Amazon’s New Home in NoVa Will Bolster Private Sector

An Amazon home-delivery drone. Private-sector applications of unmanned systems would fit nicely with Virginia’s economic development priorities.

In the lead-up to Amazon, Inc.’s announcement that it would split its massive HQ2 expansion between Northern Virginia and New York, there was considerable speculation that Northern Virginia had an edge among the 20 finalist regions due to its proximity to the federal government. The company was aggressively vying for federal government business, most visibly in cloud services, and Amazon, like other federal contractors, needed a Washington location in order be close to the world’s biggest customer of IT services.

But Amazon’s decision to locate in Arlington practically next door to the Pentagon is not a federal government play, says Stephen Moret, CEO of the Virginia Economic Development Partnership. Furthermore, Virginia is not shelling out an unprecedented $550 million in job-creation inducements by FY 2035 (plus up to $200 million more in later phases) to magnify Northern Virginia’s dependence upon federal government spending.

The Amazon expansion is driven mainly by private-sector initiatives, says Moret, and Virginia’s incentives package is “right in the bulls eye” of Virginia’s strategic goals of diversifying the economy away from the federal government and bolstering the region’s high-tech industry. “For us, this is principally a private-sector diversification opportunity,” he tells Bacon’s Rebellion. “In terms of the jobs we incentivize, no more than 10% can be associated with federal government contracts.”

That’s why the Amazon-Virginia Memorandum of Understanding requires “a certification as to whether more than 10% of the New Jobs at the Facility during the prior calendar year were primarily engaged in supporting Federal Government contracts, and, if so, the percentage of New Jobs so engaged.” If new jobs tied to federal work exceeds 10% in the new facility, they would not be eligible for state employment incentives.

The percentage of federal-related jobs was not a significant issue in negotiations between Amazon and Virginia, Moret says. VEDP included the language as a “safeguard” to advance Virginia’s diversification goal. “We just wanted to make sure that the opportunity we saw would be ensured by the incentive structure.”

Last June Amazon announced a decision to expand the presence of Amazon Web Services (AWS) in Virginia with a new East Coast campus in Herndon. The deal was expected to create 1,500 new jobs in the cloud computing field. The press release from the Governor’s Office described the business this way: “AWS offers over 90 fully featured services for compute, storage, networking, database, analytics, application services, deployment, management, developer, mobile, Internet of Things (IoT), Artificial Intelligence (AI), security, hybrid, and enterprise applications, from 42 Availability Zones (AZs) across 16 geographic regions in the U.S., Australia, Brazil, Canada, China, Germany, India, Ireland, Japan, Korea, Singapore, and the UK. ”
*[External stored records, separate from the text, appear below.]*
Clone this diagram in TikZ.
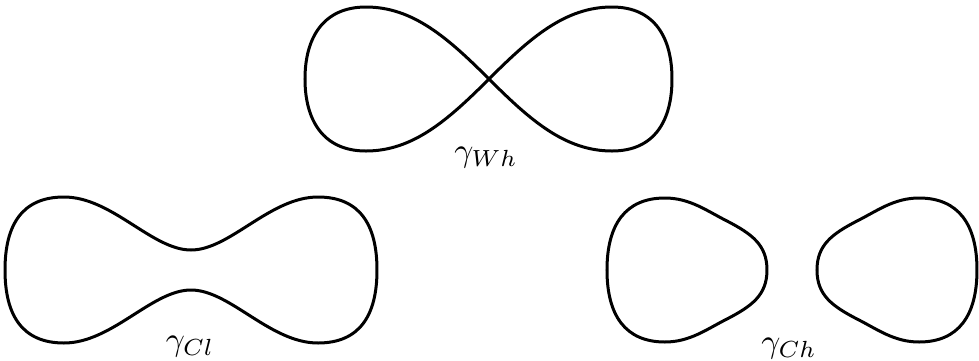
\documentclass[tikz,border=0pt]{standalone}
\usepackage{amsmath}
\usepackage{tikz}

\begin{document}
\begin{tikzpicture}[x=0.3pt,y=-0.3pt,curve/.style={line width=0.9pt,line join=round},lbl/.style={inner sep=1pt}]
\useasboundingbox (0,0) rectangle (979,360);
% figure eight
\coordinate (cross) at (489,79);
\draw[curve] (cross) .. controls (530,38) and (565,7) .. (612,7)
  .. controls (655,7) and (672,38) .. (672,79)
  .. controls (672,120) and (655,151) .. (612,151)
  .. controls (565,151) and (530,120) .. (cross)
  .. controls (448,38) and (413,7) .. (366,7)
  .. controls (323,7) and (305,38) .. (305,79)
  .. controls (305,120) and (323,151) .. (366,151)
  .. controls (413,151) and (448,120) .. (cross);
\node[lbl] (wh) at (486,158) {$\gamma_{Wh}$};
% dumbbell
\draw[curve] (191,250) .. controls (230,250) and (270,197) .. (318,197)
  .. controls (360,197) and (377,225) .. (377,270)
  .. controls (377,315) and (360,343) .. (318,343)
  .. controls (270,343) and (230,290) .. (191,290)
  .. controls (152,290) and (112,343) .. (64,343)
  .. controls (22,343) and (5,315) .. (5,270)
  .. controls (5,225) and (22,197) .. (64,197)
  .. controls (112,197) and (152,250) .. (191,250) -- cycle;
\node[lbl] (cl) at (190,347) {$\gamma_{Cl}$};
% two ovals
\draw[curve] (767,270) .. controls (767,245) and (752,234) .. (727,221)
  .. controls (707,211) and (690,198) .. (665,198)
  .. controls (625,198) and (607,225) .. (607,270)
  .. controls (607,315) and (625,342) .. (665,342)
  .. controls (690,342) and (707,329) .. (727,319)
  .. controls (752,306) and (767,295) .. (767,270) -- cycle;
\draw[curve] (817,270) .. controls (817,245) and (832,234) .. (857,221)
  .. controls (877,211) and (894,198) .. (919,198)
  .. controls (959,198) and (977,225) .. (977,270)
  .. controls (977,315) and (959,342) .. (919,342)
  .. controls (894,342) and (877,329) .. (857,319)
  .. controls (832,306) and (817,295) .. (817,270) -- cycle;
\node[lbl] (ch) at (789,349) {$\gamma_{Ch}$};
\end{tikzpicture}
\end{document}
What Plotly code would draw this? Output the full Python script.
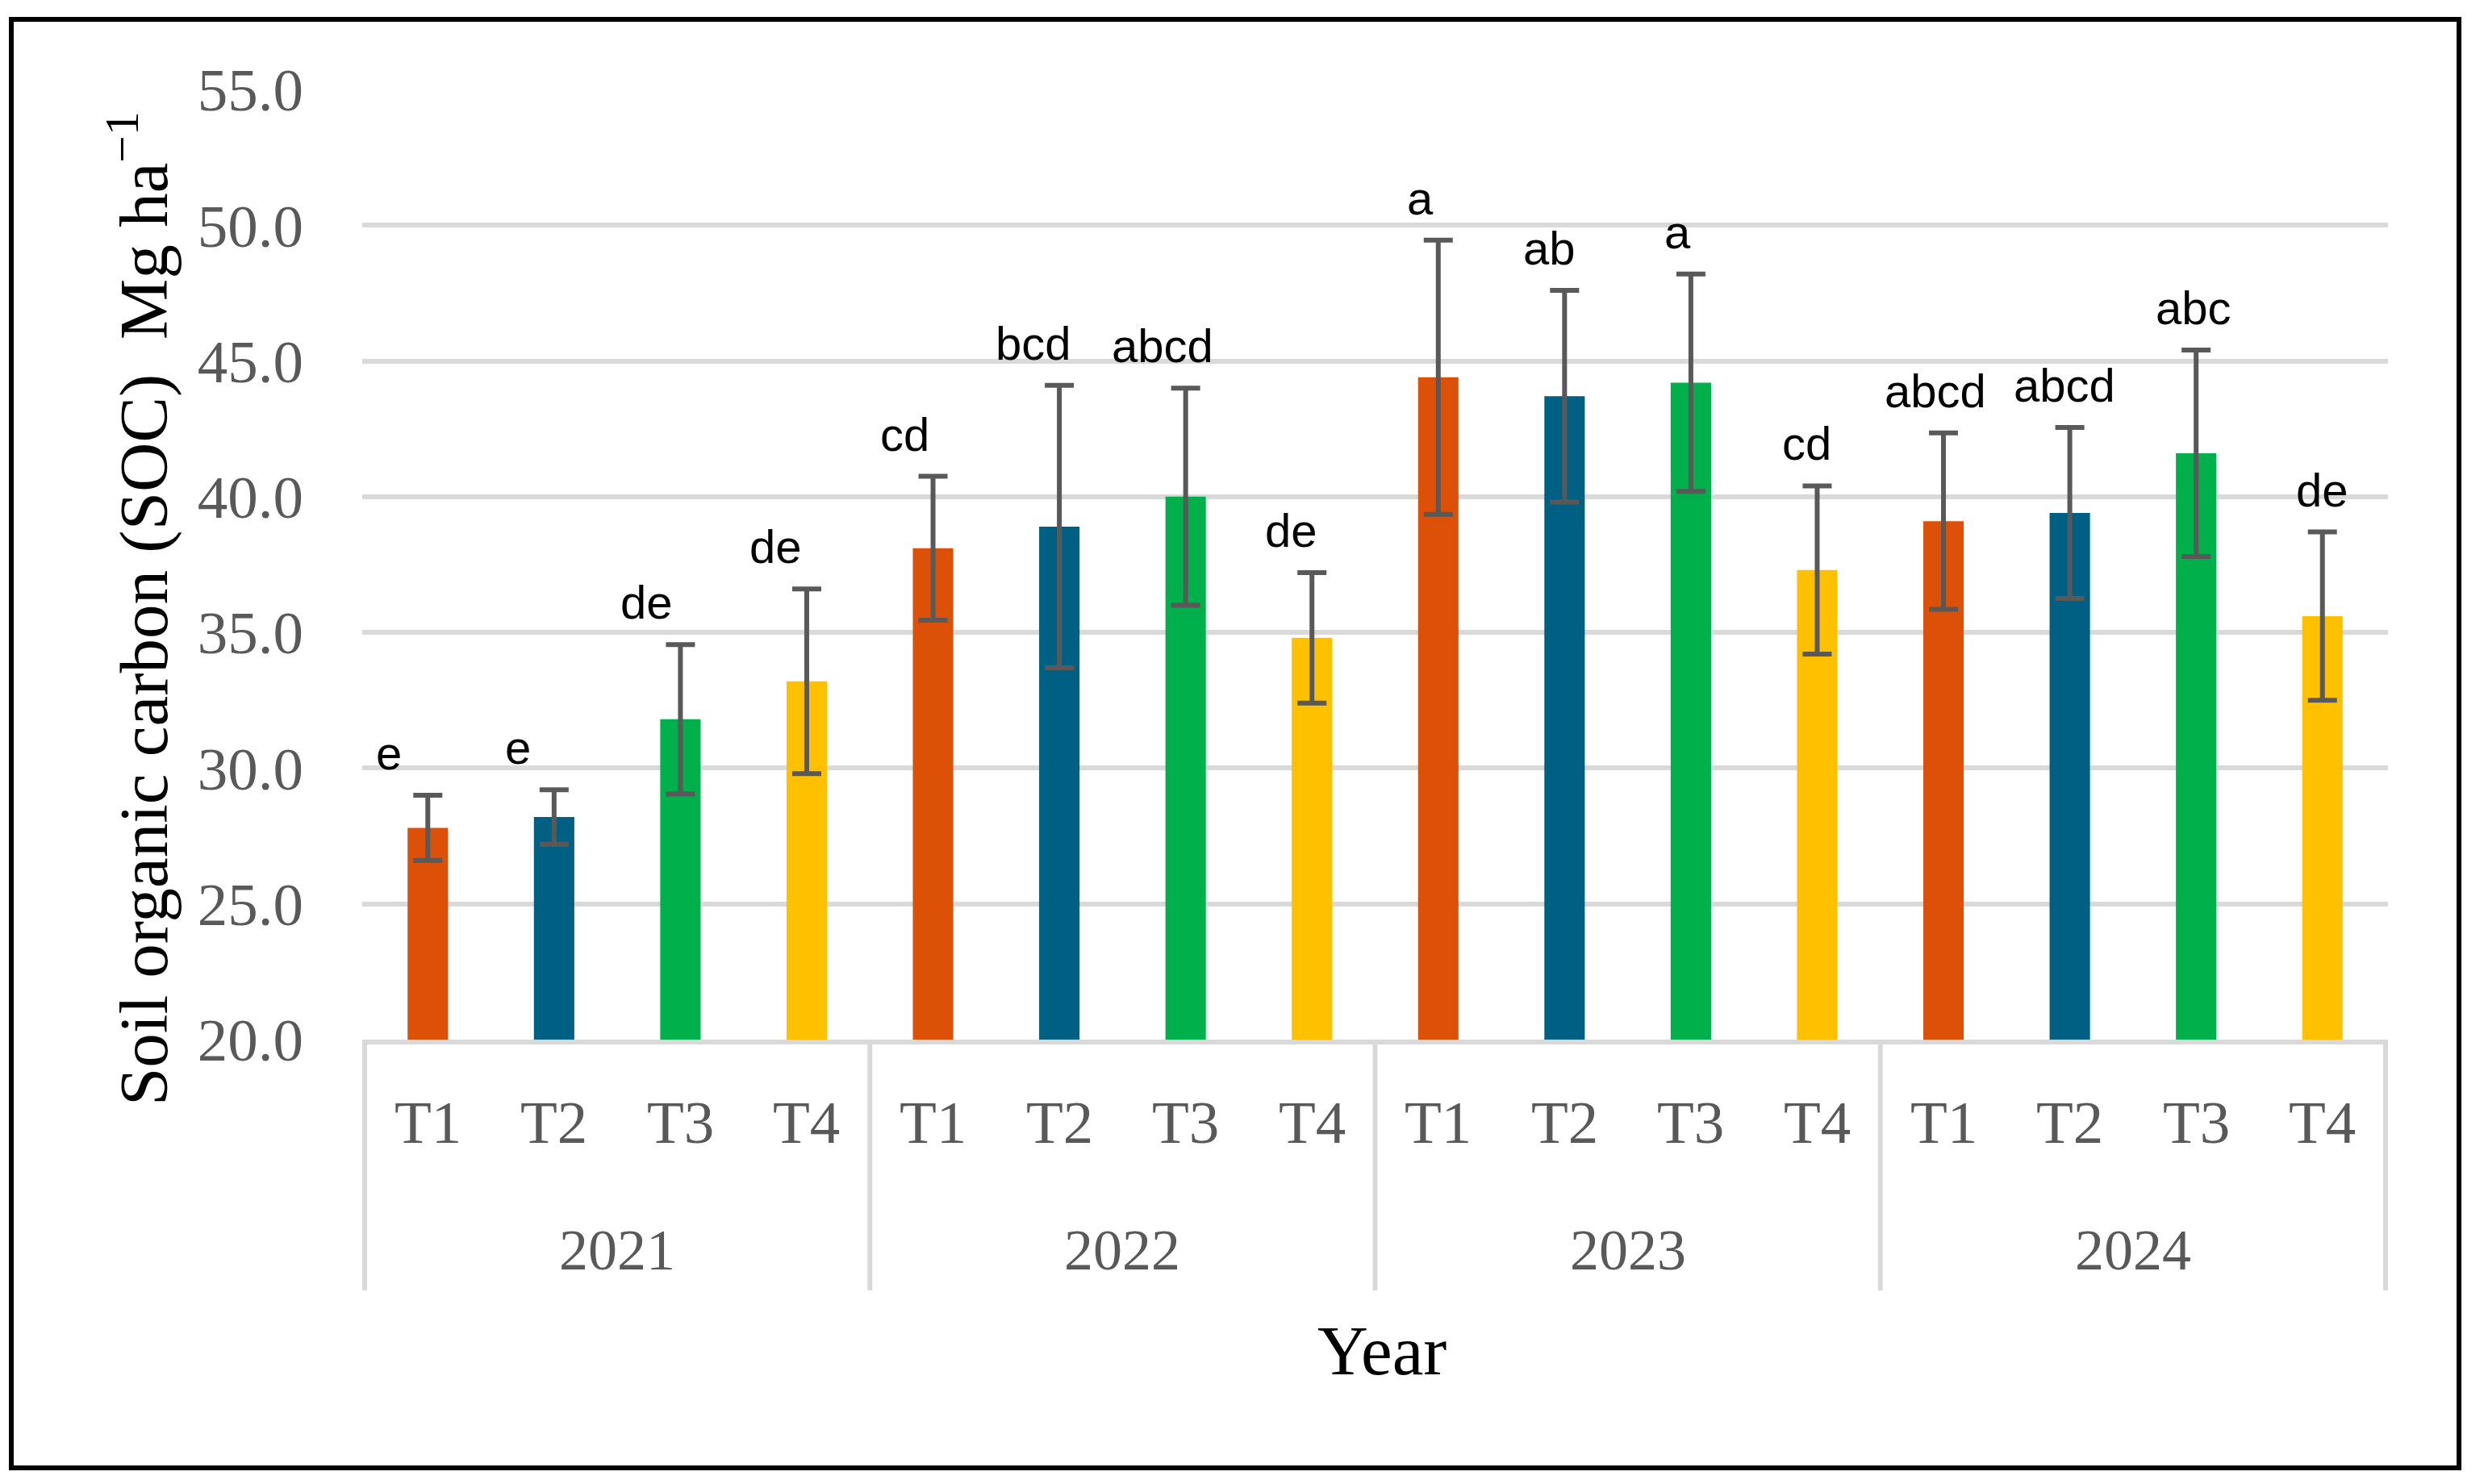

While AWS was pitching cloud services to Uncle Sam, the list of add-on software applications clearly was aimed at an audience beyond the federal government.

Known primarily as an e-commerce giant and, more recently, as a provider of cloud services, Amazon is expanding into many exciting fields, Moret says. In vying for HQ2, an even bigger investment, VEDP scrutinized the public job postings for Amazon’s Seattle headquarters and found the company was recruiting talent for fields from health care to big data analytics.

Amazon Business, launched in 2012, provides an Amazon.com shopping experience for business supplies. Amazon is expanding its array of consumer electronics products beyond the Kindle e-readers and Echo smart speaker into smartphones TV set-top devices and credit-card readers. The company is pushing into digital streaming of music and games, and with its Whole Foods acquisition is experimenting with the home delivery of groceries. Amazon wants to rationalize the logistics of the health care industry, peddle event tickets online, sell educational toys on a subscription basis, and penetrate the home Internet-of-Things market. (See a list of Amazon products and services here.)

Moret expects new private-sector initiatives will take root in Northern Virginia, enlarging the region’s innovation ecosystem, generating new Amazon business lines, and creating new opportunities for non-Amazon entrepreneurs. Ideally, the new ventures will play to Virginia’s strengths in areas such as unmanned systems, cloud computing, Artificial Intelligence and cyber-security.

Says Moret: “We saw these as big growth opportunities for Virginia.”